Type again, exactly, the lines below from the start through the line that includes "ax.set_axisbelow(True)".

★ ★ ★

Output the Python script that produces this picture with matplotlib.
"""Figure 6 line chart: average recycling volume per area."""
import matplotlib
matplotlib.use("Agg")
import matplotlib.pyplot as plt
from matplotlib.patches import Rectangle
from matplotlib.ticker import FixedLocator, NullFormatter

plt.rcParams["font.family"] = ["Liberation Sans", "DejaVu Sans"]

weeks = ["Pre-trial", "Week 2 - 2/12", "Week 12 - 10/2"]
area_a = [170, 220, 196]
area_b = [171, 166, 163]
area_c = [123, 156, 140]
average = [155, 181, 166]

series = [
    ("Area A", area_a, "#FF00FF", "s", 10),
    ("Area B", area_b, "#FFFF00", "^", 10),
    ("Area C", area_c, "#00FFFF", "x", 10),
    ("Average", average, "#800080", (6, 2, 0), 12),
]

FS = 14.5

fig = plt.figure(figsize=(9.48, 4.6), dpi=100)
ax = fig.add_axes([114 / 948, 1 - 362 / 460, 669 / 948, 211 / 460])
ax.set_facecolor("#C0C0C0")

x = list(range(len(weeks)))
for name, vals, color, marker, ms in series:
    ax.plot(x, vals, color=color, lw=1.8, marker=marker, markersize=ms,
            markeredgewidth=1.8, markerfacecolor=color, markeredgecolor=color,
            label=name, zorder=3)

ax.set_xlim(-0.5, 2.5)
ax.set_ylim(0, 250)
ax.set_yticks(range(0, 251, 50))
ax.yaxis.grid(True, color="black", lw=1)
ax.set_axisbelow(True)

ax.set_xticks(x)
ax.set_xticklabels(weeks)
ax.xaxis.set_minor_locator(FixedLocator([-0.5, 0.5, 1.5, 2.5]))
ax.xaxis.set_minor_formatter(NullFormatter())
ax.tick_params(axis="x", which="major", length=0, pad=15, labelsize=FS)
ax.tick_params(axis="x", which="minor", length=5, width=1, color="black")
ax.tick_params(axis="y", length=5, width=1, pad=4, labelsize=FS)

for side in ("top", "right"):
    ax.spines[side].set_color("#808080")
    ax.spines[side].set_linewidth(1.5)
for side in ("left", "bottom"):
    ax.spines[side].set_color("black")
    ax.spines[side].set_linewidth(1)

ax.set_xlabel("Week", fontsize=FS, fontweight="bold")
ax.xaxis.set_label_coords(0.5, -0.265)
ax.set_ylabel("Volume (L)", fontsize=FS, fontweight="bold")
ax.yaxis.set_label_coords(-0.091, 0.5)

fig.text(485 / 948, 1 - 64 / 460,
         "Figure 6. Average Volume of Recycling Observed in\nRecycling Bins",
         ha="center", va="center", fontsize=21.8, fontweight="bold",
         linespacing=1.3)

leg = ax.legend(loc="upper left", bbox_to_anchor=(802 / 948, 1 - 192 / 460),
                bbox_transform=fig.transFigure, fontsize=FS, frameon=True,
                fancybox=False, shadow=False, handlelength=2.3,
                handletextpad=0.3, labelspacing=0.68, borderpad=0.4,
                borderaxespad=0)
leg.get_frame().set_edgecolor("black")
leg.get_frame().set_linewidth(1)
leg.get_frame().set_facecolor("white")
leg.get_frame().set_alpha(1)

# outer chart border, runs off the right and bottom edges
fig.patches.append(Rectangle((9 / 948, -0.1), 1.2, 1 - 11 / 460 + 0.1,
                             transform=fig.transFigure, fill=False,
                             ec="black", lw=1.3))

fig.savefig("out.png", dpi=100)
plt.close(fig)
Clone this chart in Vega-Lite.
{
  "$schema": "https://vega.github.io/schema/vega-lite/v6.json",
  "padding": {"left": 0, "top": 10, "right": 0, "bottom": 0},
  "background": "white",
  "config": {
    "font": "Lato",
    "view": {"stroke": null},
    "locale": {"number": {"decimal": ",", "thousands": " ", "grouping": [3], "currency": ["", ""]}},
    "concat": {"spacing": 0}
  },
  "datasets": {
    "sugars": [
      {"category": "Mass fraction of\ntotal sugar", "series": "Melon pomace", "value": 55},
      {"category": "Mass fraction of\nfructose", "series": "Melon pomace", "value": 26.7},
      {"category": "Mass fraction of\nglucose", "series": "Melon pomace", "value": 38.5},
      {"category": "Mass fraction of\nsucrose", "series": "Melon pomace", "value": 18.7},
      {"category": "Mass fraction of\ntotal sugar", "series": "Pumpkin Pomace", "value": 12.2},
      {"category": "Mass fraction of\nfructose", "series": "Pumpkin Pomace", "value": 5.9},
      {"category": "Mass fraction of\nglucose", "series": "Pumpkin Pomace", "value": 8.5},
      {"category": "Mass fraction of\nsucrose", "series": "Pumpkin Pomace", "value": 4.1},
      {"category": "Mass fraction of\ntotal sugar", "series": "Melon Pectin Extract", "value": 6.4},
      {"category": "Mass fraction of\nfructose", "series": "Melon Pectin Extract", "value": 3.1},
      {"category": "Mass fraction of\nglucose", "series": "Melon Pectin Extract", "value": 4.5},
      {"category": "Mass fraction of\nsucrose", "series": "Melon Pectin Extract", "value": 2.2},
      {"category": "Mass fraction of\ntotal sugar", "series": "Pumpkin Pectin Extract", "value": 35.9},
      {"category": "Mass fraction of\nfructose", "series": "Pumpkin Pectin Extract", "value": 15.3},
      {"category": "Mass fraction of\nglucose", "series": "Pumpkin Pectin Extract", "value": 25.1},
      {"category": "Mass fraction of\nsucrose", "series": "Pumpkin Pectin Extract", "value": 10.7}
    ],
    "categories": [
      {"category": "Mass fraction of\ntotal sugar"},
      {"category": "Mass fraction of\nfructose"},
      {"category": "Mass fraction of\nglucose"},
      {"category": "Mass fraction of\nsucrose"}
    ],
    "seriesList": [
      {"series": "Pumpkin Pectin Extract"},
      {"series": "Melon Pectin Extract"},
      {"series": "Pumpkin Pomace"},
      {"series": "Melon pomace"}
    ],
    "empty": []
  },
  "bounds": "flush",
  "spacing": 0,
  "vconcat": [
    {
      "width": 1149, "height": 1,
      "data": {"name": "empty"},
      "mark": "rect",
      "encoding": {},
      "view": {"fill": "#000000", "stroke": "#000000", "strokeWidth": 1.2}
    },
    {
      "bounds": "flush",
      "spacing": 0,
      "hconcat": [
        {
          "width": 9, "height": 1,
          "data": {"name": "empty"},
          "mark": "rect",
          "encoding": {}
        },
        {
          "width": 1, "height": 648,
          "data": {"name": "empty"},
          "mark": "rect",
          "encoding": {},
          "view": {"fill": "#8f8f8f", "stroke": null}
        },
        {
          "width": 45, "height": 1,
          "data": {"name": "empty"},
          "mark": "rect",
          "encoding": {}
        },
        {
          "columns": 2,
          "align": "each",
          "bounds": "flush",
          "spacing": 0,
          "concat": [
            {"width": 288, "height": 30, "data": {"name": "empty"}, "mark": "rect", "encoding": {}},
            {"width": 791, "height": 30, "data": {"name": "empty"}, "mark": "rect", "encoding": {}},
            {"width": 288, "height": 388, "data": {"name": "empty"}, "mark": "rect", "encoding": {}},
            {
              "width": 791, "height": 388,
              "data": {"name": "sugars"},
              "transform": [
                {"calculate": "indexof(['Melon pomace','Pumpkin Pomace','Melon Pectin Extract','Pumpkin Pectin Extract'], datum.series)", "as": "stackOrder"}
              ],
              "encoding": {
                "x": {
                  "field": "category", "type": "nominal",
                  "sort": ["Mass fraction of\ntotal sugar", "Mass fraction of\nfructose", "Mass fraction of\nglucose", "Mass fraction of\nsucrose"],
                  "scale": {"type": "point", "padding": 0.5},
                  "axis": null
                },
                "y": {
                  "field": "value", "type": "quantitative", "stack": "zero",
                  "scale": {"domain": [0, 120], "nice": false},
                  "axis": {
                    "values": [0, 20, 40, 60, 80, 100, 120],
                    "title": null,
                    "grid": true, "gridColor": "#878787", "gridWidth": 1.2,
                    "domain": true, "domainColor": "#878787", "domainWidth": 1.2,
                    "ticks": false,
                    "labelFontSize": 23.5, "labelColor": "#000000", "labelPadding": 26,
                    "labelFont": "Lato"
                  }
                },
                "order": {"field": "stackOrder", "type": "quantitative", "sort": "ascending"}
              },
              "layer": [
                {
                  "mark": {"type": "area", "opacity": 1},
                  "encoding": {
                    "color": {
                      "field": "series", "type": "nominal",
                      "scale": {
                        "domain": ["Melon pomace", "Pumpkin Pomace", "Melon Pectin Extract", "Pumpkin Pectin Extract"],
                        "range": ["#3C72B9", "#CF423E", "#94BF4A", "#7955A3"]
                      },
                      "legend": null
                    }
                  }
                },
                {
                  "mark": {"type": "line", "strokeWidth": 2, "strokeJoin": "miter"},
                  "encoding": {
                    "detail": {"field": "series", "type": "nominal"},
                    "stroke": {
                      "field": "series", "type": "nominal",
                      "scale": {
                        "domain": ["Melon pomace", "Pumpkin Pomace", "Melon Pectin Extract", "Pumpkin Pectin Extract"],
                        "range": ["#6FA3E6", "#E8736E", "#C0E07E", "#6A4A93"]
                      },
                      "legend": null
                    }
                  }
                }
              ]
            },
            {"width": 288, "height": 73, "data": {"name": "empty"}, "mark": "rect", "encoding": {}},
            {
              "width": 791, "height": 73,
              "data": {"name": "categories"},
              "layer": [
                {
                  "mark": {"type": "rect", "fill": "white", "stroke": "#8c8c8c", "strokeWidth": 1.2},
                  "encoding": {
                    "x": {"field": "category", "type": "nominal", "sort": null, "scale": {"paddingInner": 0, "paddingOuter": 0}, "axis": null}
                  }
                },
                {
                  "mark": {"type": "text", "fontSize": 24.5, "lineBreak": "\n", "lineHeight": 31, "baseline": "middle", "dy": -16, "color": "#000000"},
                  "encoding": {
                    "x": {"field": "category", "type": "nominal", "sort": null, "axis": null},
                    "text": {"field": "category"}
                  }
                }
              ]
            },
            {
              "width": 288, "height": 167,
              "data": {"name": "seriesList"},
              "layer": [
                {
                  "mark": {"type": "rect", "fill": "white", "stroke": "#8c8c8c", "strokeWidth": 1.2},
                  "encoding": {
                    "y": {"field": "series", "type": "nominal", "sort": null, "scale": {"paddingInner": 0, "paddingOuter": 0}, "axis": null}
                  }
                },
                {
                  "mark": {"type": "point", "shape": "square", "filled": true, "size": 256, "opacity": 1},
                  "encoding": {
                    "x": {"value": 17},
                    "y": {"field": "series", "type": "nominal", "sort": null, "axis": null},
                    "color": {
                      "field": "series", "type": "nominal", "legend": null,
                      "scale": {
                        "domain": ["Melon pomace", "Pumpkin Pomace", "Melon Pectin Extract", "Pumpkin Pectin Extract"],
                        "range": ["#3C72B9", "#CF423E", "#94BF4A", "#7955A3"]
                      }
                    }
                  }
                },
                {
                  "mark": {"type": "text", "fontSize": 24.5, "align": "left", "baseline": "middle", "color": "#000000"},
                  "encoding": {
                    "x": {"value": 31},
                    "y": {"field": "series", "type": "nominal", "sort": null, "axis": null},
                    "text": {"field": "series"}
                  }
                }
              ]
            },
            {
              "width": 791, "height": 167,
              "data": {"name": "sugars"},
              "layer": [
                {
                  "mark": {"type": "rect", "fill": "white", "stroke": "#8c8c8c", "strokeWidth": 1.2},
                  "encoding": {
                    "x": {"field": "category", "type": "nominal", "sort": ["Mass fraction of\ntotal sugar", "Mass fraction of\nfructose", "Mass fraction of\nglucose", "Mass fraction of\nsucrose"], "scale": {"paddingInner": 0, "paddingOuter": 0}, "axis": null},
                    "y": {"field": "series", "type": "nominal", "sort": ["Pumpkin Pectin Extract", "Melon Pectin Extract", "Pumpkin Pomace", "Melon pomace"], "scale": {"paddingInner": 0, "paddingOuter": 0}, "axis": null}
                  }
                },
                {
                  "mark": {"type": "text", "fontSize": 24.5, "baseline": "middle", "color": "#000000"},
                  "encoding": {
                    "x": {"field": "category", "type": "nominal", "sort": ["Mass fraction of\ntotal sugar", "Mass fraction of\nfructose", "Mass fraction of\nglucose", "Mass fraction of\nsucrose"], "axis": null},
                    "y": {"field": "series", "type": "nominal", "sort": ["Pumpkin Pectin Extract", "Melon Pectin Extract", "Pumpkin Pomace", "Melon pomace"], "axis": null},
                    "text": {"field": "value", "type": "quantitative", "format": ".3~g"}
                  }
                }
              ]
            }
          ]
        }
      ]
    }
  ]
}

★ ★ ★

▶ **Response to this exercise**:
Output the Python script that produces this picture with matplotlib.
"""Figure 6 line chart: average recycling volume per area."""
import matplotlib
matplotlib.use("Agg")
import matplotlib.pyplot as plt
from matplotlib.patches import Rectangle
from matplotlib.ticker import FixedLocator, NullFormatter

plt.rcParams["font.family"] = ["Liberation Sans", "DejaVu Sans"]

weeks = ["Pre-trial", "Week 2 - 2/12", "Week 12 - 10/2"]
area_a = [170, 220, 196]
area_b = [171, 166, 163]
area_c = [123, 156, 140]
average = [155, 181, 166]

series = [
    ("Area A", area_a, "#FF00FF", "s", 10),
    ("Area B", area_b, "#FFFF00", "^", 10),
    ("Area C", area_c, "#00FFFF", "x", 10),
    ("Average", average, "#800080", (6, 2, 0), 12),
]

FS = 14.5

fig = plt.figure(figsize=(9.48, 4.6), dpi=100)
ax = fig.add_axes([114 / 948, 1 - 362 / 460, 669 / 948, 211 / 460])
ax.set_facecolor("#C0C0C0")

x = list(range(len(weeks)))
for name, vals, color, marker, ms in series:
    ax.plot(x, vals, color=color, lw=1.8, marker=marker, markersize=ms,
            markeredgewidth=1.8, markerfacecolor=color, markeredgecolor=color,
            label=name, zorder=3)

ax.set_xlim(-0.5, 2.5)
ax.set_ylim(0, 250)
ax.set_yticks(range(0, 251, 50))
ax.yaxis.grid(True, color="black", lw=1)
ax.set_axisbelow(True)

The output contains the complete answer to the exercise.